As explained by Brian, the equation \(2x^2-y^2=pm1\) can be solved easily by recursion, starting from \((x_0, y_0) = (1,1)\) and then using \(x_{i}=x_{i-1}+y_{i-1}, y_{i}=2x_{i-1}+y_{i-1}=x_{i-1}+x_{i}\).

So one gets, almost by head, \[(x, y)=(1,1),(2,3),(5,7),(12,17),(29,41), …\]where both, \(x\) and \(y\) must be odd to obtain whole numbers of added item numbers.

Thanks for trying this Peter (I hope you don’t mind a few changes I made to your comment above).

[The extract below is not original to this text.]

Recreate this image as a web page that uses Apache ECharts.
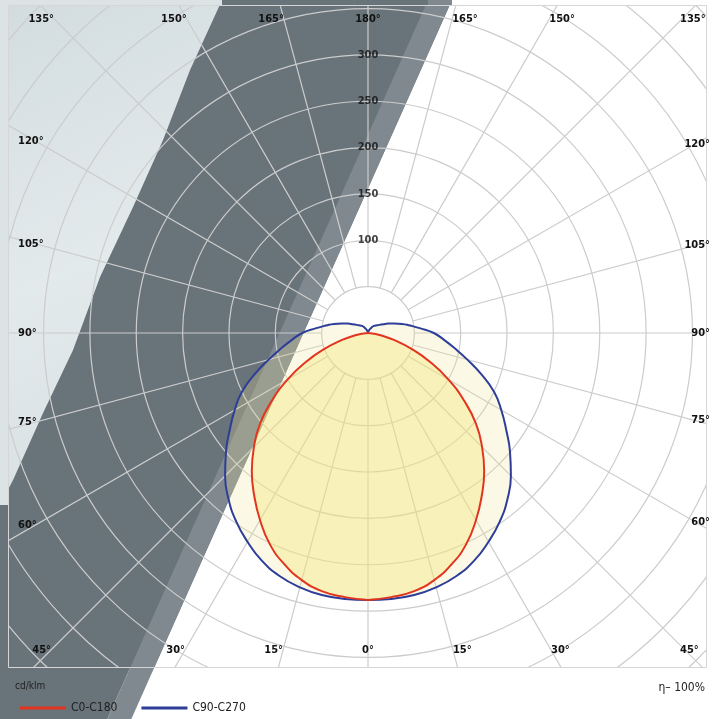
<!DOCTYPE html>
<html>
<head>
<meta charset="utf-8">
<title>Lichtverteilung</title>
<script src="https://cdn.jsdelivr.net/npm/echarts@6/dist/echarts.min.js"></script>
<style>
  html, body { margin: 0; padding: 0; background: #fff; }
  #main { width: 715px; height: 719px; }
</style>
</head>
<body>
<div id="main"></div>
<script>
// Lichtstärke cd/klm je Ebene, eine Hälfte (die andere wird gespiegelt)
var c0Angles  = [0, 5, 10, 15, 20, 25, 30, 35, 40, 45, 50, 55, 60, 65, 70, 75, 80, 85, 90];
var c0Values  = [288, 286, 283, 276, 265, 251, 233, 214, 195, 174, 152, 126, 100, 74, 50, 29, 14, 5, 0];
var c90Angles = [0, 5, 10, 15, 20, 25, 30, 35, 40, 45, 50, 55, 60, 65, 70, 75, 80, 85, 90,
                 95, 100, 105, 110, 115, 120, 130, 140, 150, 160, 170, 180];
var c90Values = [288, 288, 287, 284, 279, 271, 260, 248, 234, 218, 200, 182, 166, 150, 130, 111, 95, 82, 71,
                 57, 46, 38, 30, 24, 19, 13, 10, 6, 3, 1, 0];
var ringLabels  = [100, 150, 200, 250, 300];
var frameAngles = [0, 15, 30, 45, 60, 75, 90, 105, 120, 135, 150, 165, 180];
var legendNames = ['C0-C180', 'C90-C270'];

var CX = 368, CY = 333;          // Mittelpunkt
var PX = 0.927;                  // px je cd/klm
var RMAX = 550;
var FONT = "'DejaVu Sans Condensed', 'DejaVu Sans', sans-serif";

// geschlossene Kurve: rechte Hälfte 0..180, linke Hälfte gespiegelt
function closedCurve(angles, values) {
  var pts = [];
  for (var i = 0; i < angles.length; i++) pts.push([values[i], angles[i]]);
  for (var j = angles.length - 1; j >= 0; j--) pts.push([values[j], 360 - angles[j]]);
  return pts;
}

// Speichen alle 15°, ab dem 50er Kreis
var spokes = [];
for (var a = 0; a < 360; a += 15) {
  spokes.push([50, a], [RMAX, a], ['-', '-']);
}

// Schatten auf dem Foto
var lightEdge = [[222, 0], [190, 70], [163, 140], [133, 207], [100, 277], [73, 350], [43, 413], [13, 480], [0, 505]];
function bandX(y) { return 452 - 0.446 * y; }
var STRIP = 24;
var C_LIGHT = '#dbe3e5', C_DARK = '#69737a', C_MID = '#7f898f';

var graphics = [];
graphics.push({ type: 'polygon', z: 0, silent: true,
  shape: { points: [[0, 0]].concat(lightEdge) },
  style: { fill: new echarts.graphic.LinearGradient(0, 0, 1, 1, [
    { offset: 0, color: '#d2dcdf' }, { offset: 0.5, color: '#e3eaec' }, { offset: 1, color: '#d4dde0' }]) } });
graphics.push({ type: 'polygon', z: 0, silent: true,
  shape: { points: [[222, 0], [bandX(0), 0], [bandX(719), 719], [0, 719]].concat(lightEdge.slice().reverse()) },
  style: { fill: C_DARK } });
graphics.push({ type: 'polygon', z: 0, silent: true,
  shape: { points: [[bandX(0) - STRIP, 0], [bandX(0), 0], [bandX(719), 719], [bandX(719) - STRIP, 719]] },
  style: { fill: C_MID } });

// Abdeckung außerhalb des Rahmens
function rect(x, y, w, h, fill) {
  return { type: 'rect', z: 10, silent: true, shape: { x: x, y: y, width: w, height: h }, style: { fill: fill } };
}
graphics.push(rect(0, 0, 715, 5, '#fff'));
graphics.push(rect(0, 0, 222, 5, C_LIGHT));
graphics.push(rect(222, 0, bandX(0) - STRIP - 222, 5, C_DARK));
graphics.push(rect(bandX(0) - STRIP, 0, STRIP, 5, C_MID));
graphics.push(rect(707, 0, 8, 719, '#fff'));
graphics.push(rect(0, 668, 715, 51, '#fff'));
graphics.push(rect(0, 0, 8, 505, C_LIGHT));
graphics.push(rect(0, 505, 8, 214, C_DARK));
graphics.push({ type: 'polygon', z: 10, silent: true,
  shape: { points: [[0, 668], [bandX(668) - STRIP, 668], [bandX(719) - STRIP, 719], [0, 719]] }, style: { fill: C_DARK } });
graphics.push({ type: 'polygon', z: 10, silent: true,
  shape: { points: [[bandX(668) - STRIP, 668], [bandX(668), 668], [bandX(719), 719], [bandX(719) - STRIP, 719]] }, style: { fill: C_MID } });
graphics.push({ type: 'rect', z: 11, silent: true, shape: { x: 8.5, y: 5.5, width: 698, height: 662 },
  style: { fill: null, stroke: '#d6d6d6', lineWidth: 1 } });

// Winkelbeschriftung am Rahmen
var LX = 36, RX = 695, TOP = 19, BOT = 650;
function frameLabel(deg, side) {
  var rad = deg * Math.PI / 180, s = Math.sin(rad), c = Math.cos(rad);
  var x, y, align;
  if (side === 0) {
    x = CX; y = c > 0 ? BOT : TOP; align = 'center';
  } else {
    var avail = side < 0 ? CX - LX : RX - CX;
    y = CY + c * avail / s;
    if (y >= TOP && y <= BOT) {
      x = side < 0 ? 18 : 710; align = side < 0 ? 'left' : 'right';
    } else {
      y = c > 0 ? BOT : TOP;
      x = CX + side * Math.abs(y - CY) * s / Math.abs(c);
      align = side < 0 ? 'right' : 'left';
      if (side > 0 && x > 680) x = 680;
      if (side < 0 && x < 50) x = 50;
    }
  }
  return { type: 'text', z: 12, silent: true, x: x, y: y,
    style: { text: deg + '°', fill: '#111', font: 'bold 11px ' + FONT, textAlign: align, textVerticalAlign: 'middle' } };
}
frameAngles.forEach(function (d) {
  if (d === 0 || d === 180) graphics.push(frameLabel(d, 0));
  else { graphics.push(frameLabel(d, -1)); graphics.push(frameLabel(d, 1)); }
});

graphics.push({ type: 'text', z: 12, silent: true, x: 15, y: 686,
  style: { text: 'cd/klm', fill: '#222', font: '10px ' + FONT, textVerticalAlign: 'middle' } });
graphics.push({ type: 'text', z: 12, silent: true, x: 705, y: 688,
  style: { text: 'η– 100%', fill: '#222', font: '12px ' + FONT, textAlign: 'right', textVerticalAlign: 'middle' } });

var chart = echarts.init(document.getElementById('main'));
chart.setOption({
  animation: false,
  backgroundColor: '#fff',
  polar: { center: [CX, CY], radius: RMAX * PX },
  angleAxis: {
    type: 'value', min: 0, max: 360, startAngle: 270, clockwise: false, z: 1,
    axisLine: { show: false }, axisTick: { show: false }, axisLabel: { show: false }, splitLine: { show: false }
  },
  radiusAxis: {
    type: 'value', min: 0, max: RMAX, interval: 50, z: 1,
    axisLine: { show: false }, axisTick: { show: false }, axisLabel: { show: false },
    splitLine: { show: true, lineStyle: { color: '#cccccc', width: 1.2 } }
  },
  legend: {
    data: legendNames, left: 15, top: 697, z: 12, icon: 'rect', itemWidth: 46, itemHeight: 3, itemGap: 24,
    textStyle: { fontFamily: FONT, fontSize: 12, color: '#222' }, selectedMode: false
  },
  graphic: graphics,
  series: [
    {
      type: 'line', coordinateSystem: 'polar', data: spokes, z: 1, silent: true,
      symbol: 'none', connectNulls: false, lineStyle: { color: '#cccccc', width: 1.2 }
    },
    {
      name: 'C90-C270', type: 'line', coordinateSystem: 'polar', z: 3, silent: true,
      data: closedCurve(c90Angles, c90Values), symbol: 'none', smooth: 0.5,
      itemStyle: { color: '#2d3d98' }, lineStyle: { color: '#2d3d98', width: 2 },
      areaStyle: { color: 'rgba(238,226,150,0.35)' }
    },
    {
      name: 'C0-C180', type: 'line', coordinateSystem: 'polar', z: 3, silent: true,
      data: closedCurve(c0Angles, c0Values), symbol: 'none', smooth: 0.5,
      itemStyle: { color: '#e2351f' }, lineStyle: { color: '#e2351f', width: 2 },
      areaStyle: { color: 'rgba(245,230,115,0.55)' }
    },
    {
      type: 'scatter', coordinateSystem: 'polar', z: 5, silent: true, symbolSize: 0,
      data: ringLabels.map(function (v) { return [v, 180]; }),
      label: { show: true, position: 'inside', formatter: function (p) { return p.value[0]; },
        fontFamily: FONT, fontSize: 11, fontWeight: 'bold', color: '#111' }
    }
  ]
});
</script>
</body>
</html>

I used this puzzle as I wanted an excuse to explain quadratic diophantine equations and their solution.

Solving Pell’s equation \(x^2-Dy^2=1\) to obtain the recursion coefficients is fairly well documented but solving \(x^2-Dy^2=N\) for general values of \(N\) to obtain the starting values is typically much harder. I hope to extend my coverage of this topic soon by describing the PQa algorithm, which forms the basis for finding these values in the general case. But, sadly, although I have a Python program for solving the general case, it is rather too complex to describe here.